The reign of Sigismund III Waza (1587-1632) also made a strong impression on the history of Wawel. After a fire in the castle in 1595 the king rebuilt the burned wing of the building in the early Baroque style. The relocation of the royal court to Warsaw was the cause of a slow but nevertheless steady deterioration in the castle’s condition. The monarchs visited Kraków only occasionally. Restoration of the castle was undertaken during the reign of John III Sobieski, the Wettins and Stanislas Augustus to counteract neglect.

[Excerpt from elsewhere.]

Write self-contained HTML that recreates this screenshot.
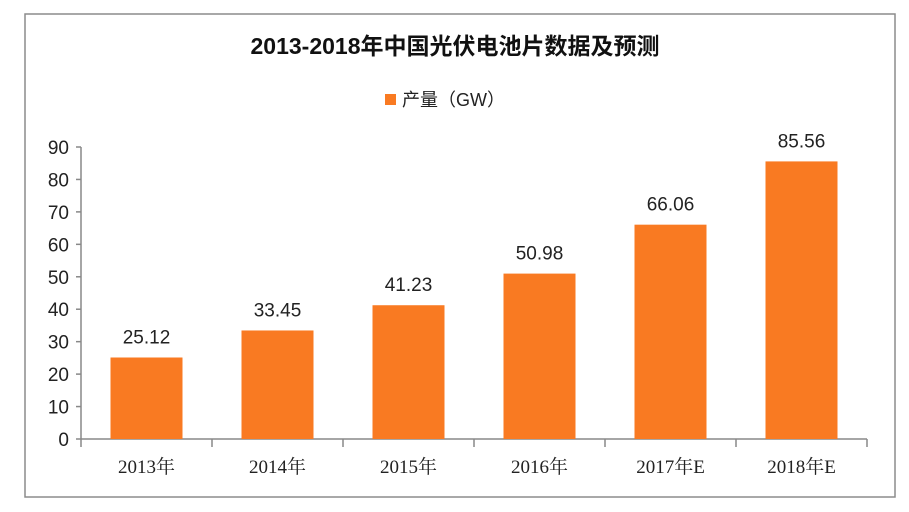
<!DOCTYPE html>
<html><head><meta charset="utf-8">
<style>
body{margin:0;background:#fff;width:909px;height:507px;overflow:hidden;font-family:"Liberation Sans","Noto Sans CJK SC",sans-serif;}
</style></head>
<body>
<svg width="909" height="507" id="chart">
<rect x="25" y="14" width="870" height="483" fill="#fff" stroke="#8c8c8c" stroke-width="1.5"/>
<text x="455" y="54" text-anchor="middle" font-size="23" font-weight="bold" fill="#111">2013-2018年中国光伏电池片数据及预测</text>
<g>
<rect x="385" y="94" width="11" height="11" fill="#f97a22"/>
<text x="402" y="106" font-size="18" fill="#222">产量（GW）</text>
</g>
<g id="plot"></g>
</svg>
<script>
const categories=["2013年","2014年","2015年","2016年","2017年E","2018年E"];
const values=[25.12,33.45,41.23,50.98,66.06,85.56];
const labels=["25.12","33.45","41.23","50.98","66.06","85.56"];
const yTicks=[0,10,20,30,40,50,60,70,80,90];
const ns="http://www.w3.org/2000/svg";
const g=document.getElementById('plot');
const x0=81,step=131,y0=439,yTop=147,ymax=90;
const y=v=>y0-(y0-yTop)*v/ymax;
const xc=i=>x0+step*(i+0.5);
function mk(t,a,txt){const e=document.createElementNS(ns,t);for(const k in a)e.setAttribute(k,a[k]);if(txt!==undefined)e.textContent=txt;g.appendChild(e);return e;}
let e=mk('line',{x1:x0,y1:yTop,x2:x0,y2:y0,stroke:'#888','stroke-width':1.5});


e=mk('line',{x1:x0,y1:y0,x2:x0+step*6,y2:y0,stroke:'#888','stroke-width':1.5});


yTicks.forEach(t=>{
 let l=mk('line',{x1:x0-5,y1:y(t),x2:x0,y2:y(t),stroke:'#888','stroke-width':1.5});
 
 
 let tx=mk('text',{x:x0-12,y:y(t)+7,'text-anchor':'end','font-size':19,fill:'#222'},String(t));
 
 
});
for(let i=0;i<=6;i++){
 let l=mk('line',{x1:x0+step*i,y1:y0,x2:x0+step*i,y2:y0+8,stroke:'#888','stroke-width':1.5});
 
 
}
categories.forEach((c,i)=>{
 let b=mk('rect',{x:xc(i)-36,y:y(values[i]),width:72,height:y0-y(values[i]),fill:'#f97a22'});
 
 
 let v=mk('text',{x:xc(i),y:y(values[i])-14,'text-anchor':'middle','font-size':19,fill:'#222'},labels[i]);
 
 
 let cl=mk('text',{x:xc(i),y:y0+34,'text-anchor':'middle','font-size':19,fill:'#222','font-family':'"Liberation Serif","Noto Serif CJK SC",serif'},c);
 
 
});
</script>
</body></html>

After Poland had lost its independence in 1795, the troops of partitioning nations, Russia, Prussia and Austria, subsequently occupied Wawel which finally passed into the hands of the Austrians. The new owners converted the castle and some of the secular buildings into a military hospital, and demolished some others, including churches. After the period of the Free City of Kraków (1815-1846) Wawel was once more annexed by Austria and turned into a citadel dominating the city. By the resolution passed by the Seym of Galicia in 1880, the castle was presented as a residence to the Emperor of Austria Franz Josef I. The Austrian troops left the hill between 1905-1911. At the turn of the 20th century a thorough restoration of the cathedral was conducted, and shortly afterwards a process of restoration of the royal castle began which lasted several decades.

When Poland regained its independence in 1918, the castle served as an official residence of the Head of State, and as a museum of historic interiors. During the Nazi occupation the castle was the residence of the German governor general, Hans Frank. Polish people managed to remove the most valuable objects, including the tapestries and the “Szczerbiec” coronation sword to Canada, from where they returned as late as 1959-1961. At present, the main curators of Wawel are Wawel Royal Castle – State Art Collection and the Metropolitan Basilica Board on Wawel Hill.